(Part of a data file)
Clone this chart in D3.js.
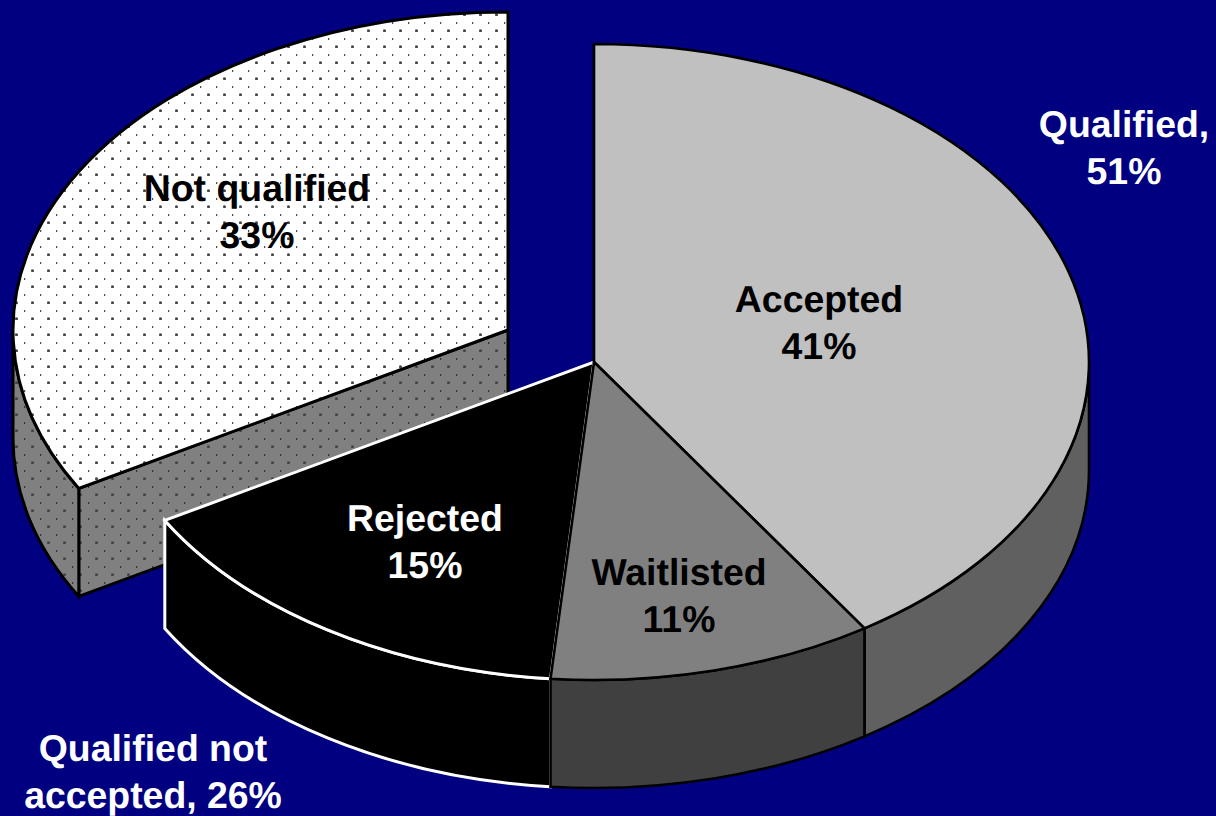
<!DOCTYPE html>
<html>
<head>
<meta charset="utf-8">
<style>html,body{margin:0;padding:0;background:#000080;overflow:hidden}svg{display:block}text{font-family:"Liberation Sans",Arial,sans-serif;font-weight:700;font-size:37.4px;text-anchor:middle;text-rendering:geometricPrecision}</style>
<script src="https://cdn.jsdelivr.net/npm/d3@7"></script>
</head>
<body>
<svg id="c" width="1216" height="816"></svg>
<script>
const categories = ["Accepted", "Waitlisted", "Rejected", "Not qualified"];
const percentLabels = ["41%", "11%", "15%", "33%"];
const shares = [40.8, 10.6, 15.3, 33.3];
const topFill = ["#c0c0c0", "#808080", "#000000", "url(#dotsTop)"];
const sideFill = ["#606060", "#404040", "#000000", "url(#dotsSide)"];
const strokes = ["#000000", "#000000", "#ffffff", "#000000"];
const centerX = [594, 594, 594, 508];
const centerY = [362, 362, 362, 330];
const groupLabels = [["Qualified,", "51%"], ["Qualified not", "accepted, 26%"]];

const W = 1216, H = 816, rx = 495, ry = 318, depth = 108;
const svg = d3.select("#c").attr("viewBox", [0, 0, W, H]);

const defs = svg.append("defs");
[["dotsTop", "#ffffff"], ["dotsSide", "#808080"]].forEach(([id, bg]) => {
  const p = defs.append("pattern").attr("id", id).attr("patternUnits", "userSpaceOnUse")
    .attr("width", 16).attr("height", 16);
  p.append("rect").attr("width", 16).attr("height", 16).attr("fill", bg);
  p.append("circle").attr("cx", 0.5).attr("cy", 14.8).attr("r", 1.5).attr("fill", "#444");
  p.append("circle").attr("cx", 16.5).attr("cy", 14.8).attr("r", 1.5).attr("fill", "#444");
  p.append("rect").attr("x", 8.2).attr("y", 6).attr("width", 1).attr("height", 2).attr("fill", "#222");
});

const pie = d3.pie().sort(null).value(d => d)(shares);
const pt = (i, a) => [centerX[i] + rx * Math.sin(a), centerY[i] - ry * Math.cos(a)];
const arcTo = (a0, a1, p) => `A${rx},${ry} 0 ${Math.abs(a1 - a0) > Math.PI ? 1 : 0} ${a1 > a0 ? 1 : 0} ${p[0]},${p[1]}`;

function topPath(i) {
  const { startAngle: s, endAngle: e } = pie[i];
  const a = pt(i, s), b = pt(i, e);
  return `M${centerX[i]},${centerY[i]}L${a[0]},${a[1]}${arcTo(s, e, b)}Z`;
}
function wallPath(i) {
  const s = Math.max(pie[i].startAngle, Math.PI / 2), e = Math.min(pie[i].endAngle, 1.5 * Math.PI);
  const a = pt(i, s), b = pt(i, e);
  const a2 = [a[0], a[1] + depth], b2 = [b[0], b[1] + depth];
  return `M${a[0]},${a[1]}${arcTo(s, e, b)}L${b2[0]},${b2[1]}${arcTo(e, s, a2)}Z`;
}
function cutPath(i, angle) {
  const a = pt(i, angle), c = [centerX[i], centerY[i]];
  return `M${c[0]},${c[1]}L${a[0]},${a[1]}L${a[0]},${a[1] + depth}L${c[0]},${c[1] + depth}Z`;
}

const slices = svg.append("g").attr("stroke-linejoin", "miter");
const add = (d, fill, i, w) => slices.append("path").attr("d", d).attr("fill", fill)
  .attr("stroke", strokes[i]).attr("stroke-width", w);

add(cutPath(3, pie[3].startAngle), sideFill[3], 3, 3);
add(wallPath(3), sideFill[3], 3, 3);
add(topPath(3), topFill[3], 3, 3);
add(wallPath(2), sideFill[2], 2, 3);
add(topPath(2), topFill[2], 2, 3);
add(wallPath(0), sideFill[0], 0, 2.6);
add(topPath(0), topFill[0], 0, 2.6);
add(wallPath(1), sideFill[1], 1, 2.6);
add(topPath(1), topFill[1], 1, 2.6);

const labels = [
  { i: 0, x: 819, y: 312, fill: "#000" },
  { i: 1, x: 679, y: 585, fill: "#000" },
  { i: 2, x: 425, y: 531, fill: "#fff" },
  { i: 3, x: 257, y: 201, fill: "#000" }
];
const lineStep = 47;
const tg = svg.append("g");
labels.forEach(l => {
  const t = tg.append("text").attr("fill", l.fill);
  t.append("tspan").attr("x", l.x).attr("y", l.y).text(categories[l.i]);
  t.append("tspan").attr("x", l.x).attr("y", l.y + lineStep).text(percentLabels[l.i]);
});
[{ g: 0, x: 1124, y: 137 }, { g: 1, x: 153, y: 761 }].forEach(l => {
  const t = tg.append("text").attr("fill", "#fff");
  groupLabels[l.g].forEach((s, k) => t.append("tspan").attr("x", l.x).attr("y", l.y + k * lineStep).text(s));
});
</script>
</body>
</html>
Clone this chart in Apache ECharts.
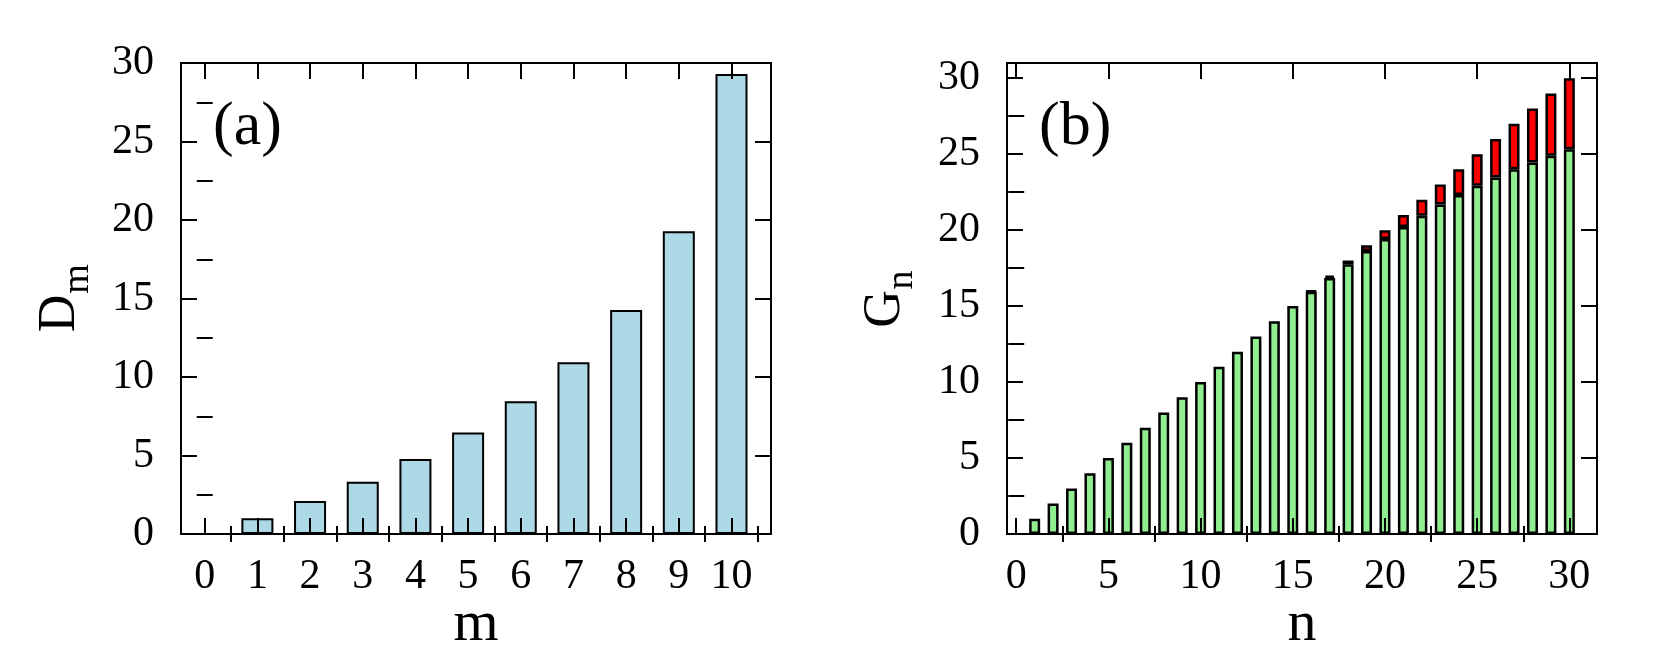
<!DOCTYPE html>
<html>
<head>
<meta charset="utf-8">
<script src="https://cdn.jsdelivr.net/npm/echarts@6/dist/echarts.min.js"></script>
<style>
  html, body { margin: 0; padding: 0; background: #fff; }
  #chart { width: 1660px; height: 657px; }
</style>
</head>
<body>
<div id="chart"></div>
<script>
// panel (a): D_m against m
const mVals = [0, 1, 2, 3, 4, 5, 6, 7, 8, 9, 10];
const dVals = [0, 1.0, 2.1, 3.33, 4.78, 6.46, 8.46, 10.94, 14.27, 19.28, 29.3];

// panel (b): G_n against n, green part + red part on top
const nSlots = [0, 1, 2, 3, 4, 5, 6, 7, 8, 9, 10, 11, 12, 13, 14, 15,
  16, 17, 18, 19, 20, 21, 22, 23, 24, 25, 26, 27, 28, 29, 30, 31];
const nVals = [1, 2, 3, 4, 5, 6, 7, 8, 9, 10, 11, 12, 13, 14, 15,
  16, 17, 18, 19, 20, 21, 22, 23, 24, 25, 26, 27, 28, 29, 30];
const greenVals = [1, 2, 3, 4, 5, 6, 7, 8, 9, 10, 11, 12, 13, 14, 15,
  15.95, 16.85, 17.75, 18.62, 19.41, 20.2, 20.94, 21.69, 22.32, 22.92,
  23.46, 24.01, 24.45, 24.89, 25.33];
const redVals = [null, null, null, null, null, null, null, null, null, null,
  null, null, null, null, null,
  0.05, 0.15, 0.25, 0.38, 0.59, 0.8, 1.06, 1.31, 1.68, 2.08,
  2.54, 2.99, 3.55, 4.11, 4.67];

// tick labels
const mTicks = [0, 1, 2, 3, 4, 5, 6, 7, 8, 9, 10];
const mMinor = [0.5, 1.5, 2.5, 3.5, 4.5, 5.5, 6.5, 7.5, 8.5, 9.5, 10.5];
const dTicks = [0, 5, 10, 15, 20, 25, 30];
const dMinor = [2.5, 7.5, 12.5, 17.5, 22.5, 27.5];
const nTicks = [0, 5, 10, 15, 20, 25, 30];
const nMinor = [2.5, 7.5, 12.5, 17.5, 22.5, 27.5];
const gTicks = [0, 5, 10, 15, 20, 25, 30];
const gMinor = [2.5, 7.5, 12.5, 17.5, 22.5, 27.5];

const FONT = '"Liberation Serif", "DejaVu Serif", serif';
const black = { color: '#000', width: 2 };

// four sides of a frame: labelled side, its minor ticks, mirror side, its minor ticks
function sideAxes(kind, g, min, max, major, minor) {
  const pos = kind === 'x' ? ['bottom', 'top'] : ['left', 'right'];
  const base = { type: 'value', gridIndex: g, min: min, max: max, z: 10, splitLine: { show: false } };
  const line = { show: true, onZero: false, lineStyle: black };
  return [
    Object.assign({}, base, {
      position: pos[0], axisLine: line,
      axisTick: { show: true, inside: true, length: 16, customValues: major, lineStyle: black },
      axisLabel: {
        show: true, customValues: major, margin: kind === 'x' ? 22 : 27,
        fontSize: 42, fontFamily: FONT, color: '#000'
      }
    }),
    Object.assign({}, base, {
      position: pos[0], axisLine: { show: false },
      axisTick: { show: true, inside: true, length: 8, customValues: minor, lineStyle: black },
      axisLabel: { show: false }
    }),
    Object.assign({}, base, {
      position: pos[1], axisLine: line,
      axisTick: { show: true, inside: true, length: 16, customValues: major, lineStyle: black },
      axisLabel: { show: false }
    }),
    Object.assign({}, base, {
      position: pos[1], axisLine: { show: false },
      axisTick: { show: true, inside: true, length: 8, customValues: minor, lineStyle: black },
      axisLabel: { show: false }
    })
  ];
}

function txt(x, y, s, size, rot, align) {
  return {
    type: 'text', x: x, y: y, rotation: rot || 0, z: 20,
    style: {
      text: s, font: size + 'px ' + FONT, fill: '#000',
      align: align || 'center', verticalAlign: 'middle',
      textAlign: align || 'center', textVerticalAlign: 'middle'
    }
  };
}

// hidden category axis for the stacked bars of (b), slots -0.5 .. 31.5
const nBarAxis = {
  type: 'category', gridIndex: 1, data: nSlots, boundaryGap: true, show: false
};

var chart = echarts.init(document.getElementById('chart'));
var option = {
  backgroundColor: '#fff',
  animation: false,
  grid: [
    { left: 181, top: 63, width: 590, height: 471, outerBoundsMode: 'none' },
    { left: 1007, top: 63, width: 590, height: 471, outerBoundsMode: 'none' }
  ],
  xAxis: sideAxes('x', 0, -0.45, 10.75, mTicks, mMinor)
    .concat(sideAxes('x', 1, -0.5, 31.5, nTicks, nMinor))
    .concat([nBarAxis]),
  yAxis: sideAxes('y', 0, 0, 30, dTicks, dMinor)
    .concat(sideAxes('y', 1, 0, 31, gTicks, gMinor)),
  series: [
    {
      name: 'D', type: 'bar', xAxisIndex: 0, yAxisIndex: 0, barWidth: 32,
      itemStyle: { color: '#ADD8E6', borderColor: '#000', borderWidth: 2 },
      data: mVals.map((m, i) => [m, dVals[i]])
    },
    {
      name: 'G green', type: 'bar', xAxisIndex: 8, yAxisIndex: 4, barWidth: 11, stack: 'g',
      itemStyle: { color: '#90EE90', borderColor: '#000', borderWidth: 2.5 },
      data: nVals.map((n, i) => [n, greenVals[i]])
    },
    {
      name: 'G red', type: 'bar', xAxisIndex: 8, yAxisIndex: 4, barWidth: 11, stack: 'g',
      itemStyle: { color: '#FF0000', borderColor: '#000', borderWidth: 2.5 },
      data: nVals.map((n, i) => [n, redVals[i]])
    }
  ],
  graphic: [
    txt(213, 128, '(a)', 62, 0, 'left'),
    txt(1039, 128, '(b)', 62, 0, 'left'),
    txt(476, 625, 'm', 58),
    txt(1302, 625, 'n', 58),
    txt(60, 313.5, 'D', 52, Math.PI / 2),
    txt(78, 279, 'm', 38, Math.PI / 2),
    txt(885.5, 309, 'G', 52, Math.PI / 2),
    txt(902, 280, 'n', 38, Math.PI / 2)
  ]
};
chart.setOption(option);
</script>
</body>
</html>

→ **Problem statement**
Return the material line for line, from its beginning to the line that contains "const arcTo = (a0, a1, p)", with the pictures left out.

→ **Correct output**
Clone this chart in D3.js.
<!DOCTYPE html>
<html>
<head>
<meta charset="utf-8">
<style>html,body{margin:0;padding:0;background:#000080;overflow:hidden}svg{display:block}text{font-family:"Liberation Sans",Arial,sans-serif;font-weight:700;font-size:37.4px;text-anchor:middle;text-rendering:geometricPrecision}</style>
<script src="https://cdn.jsdelivr.net/npm/d3@7"></script>
</head>
<body>
<svg id="c" width="1216" height="816"></svg>
<script>
const categories = ["Accepted", "Waitlisted", "Rejected", "Not qualified"];
const percentLabels = ["41%", "11%", "15%", "33%"];
const shares = [40.8, 10.6, 15.3, 33.3];
const topFill = ["#c0c0c0", "#808080", "#000000", "url(#dotsTop)"];
const sideFill = ["#606060", "#404040", "#000000", "url(#dotsSide)"];
const strokes = ["#000000", "#000000", "#ffffff", "#000000"];
const centerX = [594, 594, 594, 508];
const centerY = [362, 362, 362, 330];
const groupLabels = [["Qualified,", "51%"], ["Qualified not", "accepted, 26%"]];

const W = 1216, H = 816, rx = 495, ry = 318, depth = 108;
const svg = d3.select("#c").attr("viewBox", [0, 0, W, H]);

const defs = svg.append("defs");
[["dotsTop", "#ffffff"], ["dotsSide", "#808080"]].forEach(([id, bg]) => {
  const p = defs.append("pattern").attr("id", id).attr("patternUnits", "userSpaceOnUse")
    .attr("width", 16).attr("height", 16);
  p.append("rect").attr("width", 16).attr("height", 16).attr("fill", bg);
  p.append("circle").attr("cx", 0.5).attr("cy", 14.8).attr("r", 1.5).attr("fill", "#444");
  p.append("circle").attr("cx", 16.5).attr("cy", 14.8).attr("r", 1.5).attr("fill", "#444");
  p.append("rect").attr("x", 8.2).attr("y", 6).attr("width", 1).attr("height", 2).attr("fill", "#222");
});

const pie = d3.pie().sort(null).value(d => d)(shares);
const pt = (i, a) => [centerX[i] + rx * Math.sin(a), centerY[i] - ry * Math.cos(a)];
const arcTo = (a0, a1, p) => `A${rx},${ry} 0 ${Math.abs(a1 - a0) > Math.PI ? 1 : 0} ${a1 > a0 ? 1 : 0} ${p[0]},${p[1]}`;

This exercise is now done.